Elke dag onderneemt men in groepjes een activiteit: wandelen naar een waterval, naar Breast Mountains of langs de grensrivier. Meerdere deelnemers hebben hun eigen mountainbike meegebracht en fietsen routes. De Amerikanen doen aan ‘tubing’, op een band de rivier afzakken. Ieder groepje krijgt een GPS mee om de route vast te leggen, net als een formulier waarop ze beoordelen hoe mooi het is, hoe zwaar, hoe lang, de hoogtepunten. Zo vullen we geleidelijk voor het hele park de kaart in. Op de laatste avond is er als beloning een barbecue, samen met de nationale parkstaf. Het is zo succesvol (en er zijn zoveel paden) dat we dit het jaar daarop nog eens herhalen.
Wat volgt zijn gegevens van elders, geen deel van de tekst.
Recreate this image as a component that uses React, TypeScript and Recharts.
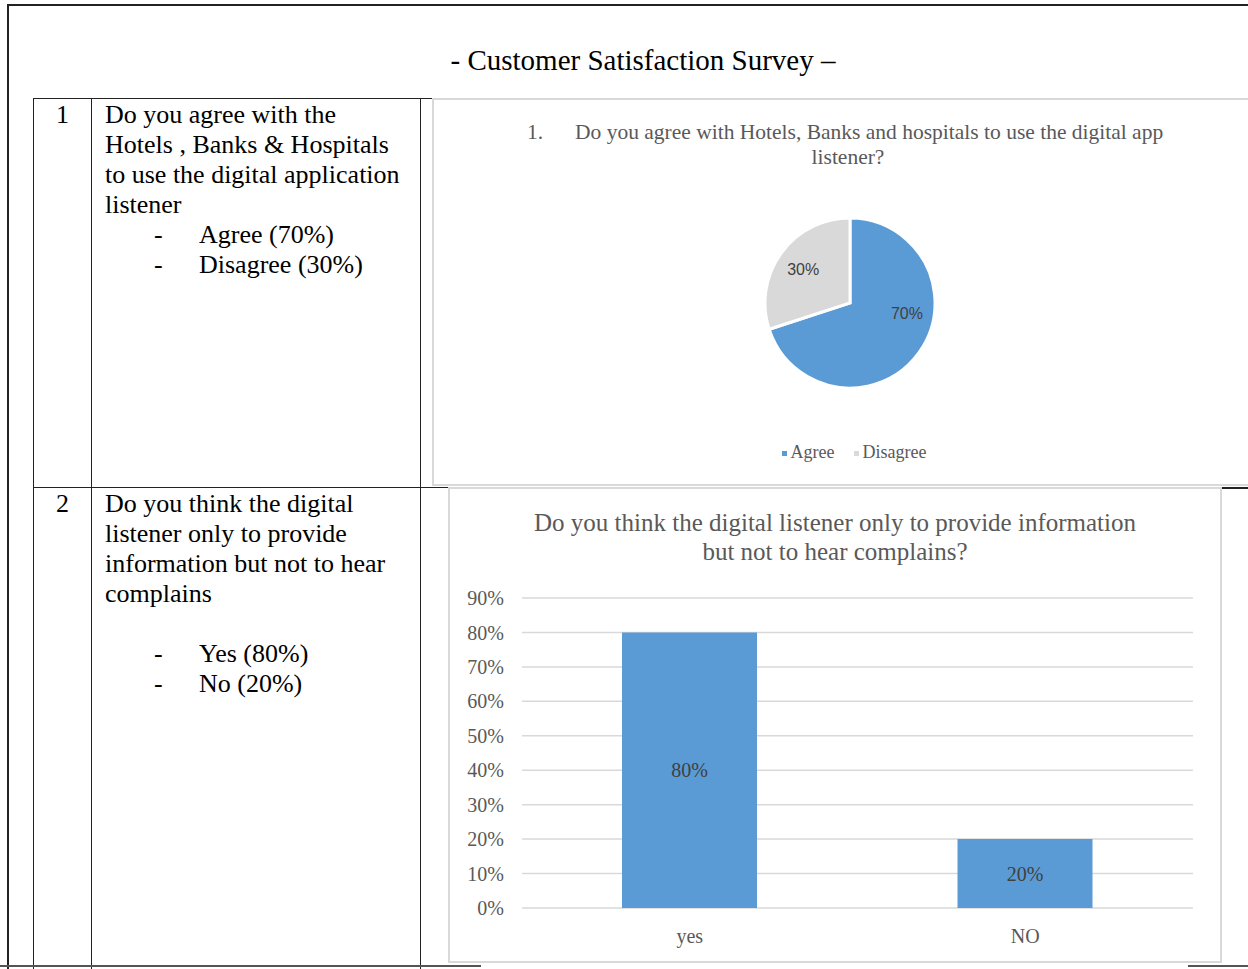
import { PieChart, Pie, Cell, BarChart, Bar, XAxis, YAxis, CartesianGrid, LabelList, Legend } from 'recharts';

// survey question 1 (pie)
const pieCategories = ['Agree', 'Disagree'];
const pieValues = [70, 30];
const pieColors = ['#5b9bd5', '#d9d9d9'];

// survey question 2 (bar)
const barCategories = ['yes', 'NO'];
const barValues = [80, 20];
const yTicks = [0, 10, 20, 30, 40, 50, 60, 70, 80, 90];

const SERIF = '"Liberation Serif", "Times New Roman", serif';
const SANS = '"Liberation Sans", Arial, sans-serif';
const RAD = Math.PI / 180;

const pieData = pieCategories.map((name, i) => ({ name, value: pieValues[i] }));
const barData = barCategories.map((name, i) => ({ name, value: barValues[i] }));

const renderPieLabel = (props: any) => {
    const { cx, cy, midAngle, outerRadius, value, index } = props;
    // Excel's best fit pushes the big slice's label up a bit
    const angle = index === 0 ? midAngle + 26 : midAngle;
    const r = outerRadius * 0.68;
    const x = cx + r * Math.cos(-angle * RAD);
    const y = cy + r * Math.sin(-angle * RAD);
    return (
        <text x={x} y={y} fill="#404040" fontSize={16} fontFamily={SANS} textAnchor="middle" dominantBaseline="central">
            {`${value}%`}
        </text>
    );
};

const renderLegend = () => (
    <div style={{ textAlign: 'center', fontFamily: SERIF, fontSize: 18, color: '#595959' }}>
        {pieCategories.map((name, i) => (
            <span key={name} style={{ display: 'inline-block', marginRight: i === 0 ? 19 : 0 }}>
                <span style={{ display: 'inline-block', width: 5, height: 5, background: pieColors[i], marginRight: 4, verticalAlign: 'middle' }} />
                {name}
            </span>
        ))}
    </div>
);

const line = (left: number, top: number, width: number, height: number, color: string) => (
    <div style={{ position: 'absolute', left, top, width, height, background: color }} />
);

const textLine = (left: number, top: number, text: string, size: number, extra: any = {}) => (
    <div style={{ position: 'absolute', left, top, fontSize: size, lineHeight: '30px', whiteSpace: 'nowrap', ...extra }}>{text}</div>
);

export default function App() {
    const q1 = ['Do you agree with the', 'Hotels , Banks & Hospitals', 'to use the digital application', 'listener'];
    const q2 = ['Do you think the digital', 'listener only to provide', 'information but not to hear', 'complains'];
    return (
        <div style={{ position: 'absolute', left: 0, top: 0, width: 1248, height: 969, overflow: 'hidden', background: '#fff', fontFamily: SERIF, color: '#000' }}>
            {/* page frame */}
            {line(7, 4, 1241, 2, '#222')}
            {line(7, 4, 2, 965, '#222')}

            <div style={{ position: 'absolute', left: 0, width: 1286, top: 42, textAlign: 'center', fontSize: 29, lineHeight: '36px' }}>
                - Customer Satisfaction Survey –
            </div>

            {/* table lines */}
            {line(33, 98, 400, 1, '#222')}
            {line(33, 98, 1, 871, '#222')}
            {line(91, 98, 1, 871, '#222')}
            {line(420, 98, 1, 871, '#222')}
            {line(33, 487, 415, 1, '#222')}
            {line(1221, 487, 27, 2, '#222')}
            {line(0, 965, 481, 2, '#555')}
            {line(1188, 965, 60, 2, '#555')}

            {/* row 1 text */}
            <div style={{ position: 'absolute', left: 34, width: 57, top: 100, textAlign: 'center', fontSize: 26, lineHeight: '30px' }}>1</div>
            {q1.map((t, i) => textLine(105, 100 + i * 30, t, 26))}
            {textLine(154, 220, '-', 26)}
            {textLine(199, 220, 'Agree (70%)', 26)}
            {textLine(154, 250, '-', 26)}
            {textLine(199, 250, 'Disagree (30%)', 26)}

            {/* row 2 text */}
            <div style={{ position: 'absolute', left: 34, width: 57, top: 489, textAlign: 'center', fontSize: 26, lineHeight: '30px' }}>2</div>
            {q2.map((t, i) => textLine(105, 489 + i * 30, t, 26))}
            {textLine(154, 639, '-', 26)}
            {textLine(199, 639, 'Yes (80%)', 26)}
            {textLine(154, 669, '-', 26)}
            {textLine(199, 669, 'No (20%)', 26)}

            {/* pie chart box */}
            <div style={{ position: 'absolute', left: 432, top: 98, width: 840, height: 388, border: '2px solid #d9d9d9', boxSizing: 'border-box' }} />
            <div style={{ position: 'absolute', left: 527, top: 120, fontSize: 21.5, color: '#595959', whiteSpace: 'nowrap', lineHeight: '24px' }}>1.</div>
            <div style={{ position: 'absolute', left: 575, top: 120, fontSize: 21.5, color: '#595959', whiteSpace: 'nowrap', lineHeight: '24px' }}>
                Do you agree with Hotels, Banks and hospitals to use the digital app
            </div>
            <div style={{ position: 'absolute', left: 648, width: 400, top: 145, textAlign: 'center', fontSize: 21.5, color: '#595959', lineHeight: '24px' }}>
                listener?
            </div>
            <div style={{ position: 'absolute', left: 433, top: 98 }}>
                <PieChart width={842} height={388} margin={{ top: 0, right: 0, bottom: 0, left: 0 }}>
                    <Pie
                        data={pieData}
                        dataKey="value"
                        nameKey="name"
                        cx={417}
                        cy={205}
                        outerRadius={85}
                        startAngle={90}
                        endAngle={-270}
                        stroke="#fff"
                        strokeWidth={3}
                        label={renderPieLabel}
                        labelLine={false}
                        isAnimationActive={false}
                    >
                        {pieData.map((d, i) => (
                            <Cell key={d.name} fill={pieColors[i]} />
                        ))}
                    </Pie>
                    <Legend content={renderLegend} wrapperStyle={{ position: 'absolute', top: 344, left: 0, width: 842 }} />
                </PieChart>
            </div>

            {/* bar chart box */}
            <div style={{ position: 'absolute', left: 448, top: 487, width: 774, height: 476, border: '2px solid #d9d9d9', boxSizing: 'border-box', background: '#fff' }} />
            <div style={{ position: 'absolute', left: 435, width: 800, top: 508, textAlign: 'center', fontSize: 25, color: '#595959', lineHeight: '29px' }}>
                Do you think the digital listener only to provide information
                <br />
                but not to hear complains?
            </div>
            <div style={{ position: 'absolute', left: 449, top: 488 }}>
                <BarChart width={772} height={474} data={barData} margin={{ top: 110, right: 28, bottom: 24, left: 0 }} barSize={135}>
                    <CartesianGrid vertical={false} stroke="#d9d9d9" strokeWidth={1.5} />
                    <XAxis
                        dataKey="name"
                        axisLine={false}
                        tickLine={false}
                        tickSize={0}
                        tickMargin={21}
                        height={30}
                        tick={{ fill: '#595959', fontSize: 20, fontFamily: SERIF }}
                    />
                    <YAxis
                        width={73}
                        domain={[0, 90]}
                        ticks={yTicks}
                        tickFormatter={(v: number) => `${v}%`}
                        axisLine={false}
                        tickLine={false}
                        tickSize={0}
                        tickMargin={18}
                        tick={{ fill: '#595959', fontSize: 20, fontFamily: SERIF }}
                    />
                    <Bar dataKey="value" fill="#5b9bd5" isAnimationActive={false}>
                        <LabelList dataKey="value" position="center" formatter={(v: any) => `${v}%`} fill="#404040" fontSize={20} fontFamily={SERIF} />
                    </Bar>
                </BarChart>
            </div>
        </div>
    );
}
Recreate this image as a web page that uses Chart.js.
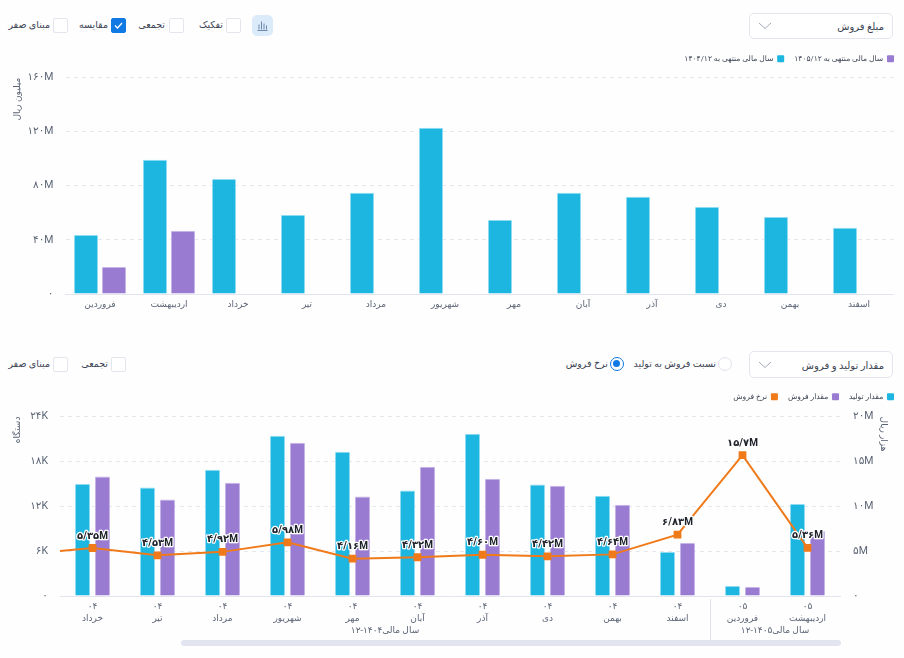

Het levert een mooie kaart op (bekijk hier de pdf-versie) met lichtere en zwaardere wandelingen en een paar fietsroutes. Ook zijn er spirituele plaatsen om te bezoeken, zoals een grot van de voorvaderen, met bovenop de bergrug een kampeerplek op een platform. En er is een dam met vogelkijkhut. Het jaar daarop kan het toerismeplan met het geld van de ambassade uitgevoerd worden.
(Over tubing: trap er niet in als het aangeboden wordt, er is te weinig stroming en de Amerikanen werden aangevallen door ‘army ants’ die in het riet zaten. Die beesten kunnen venijnig bijten.)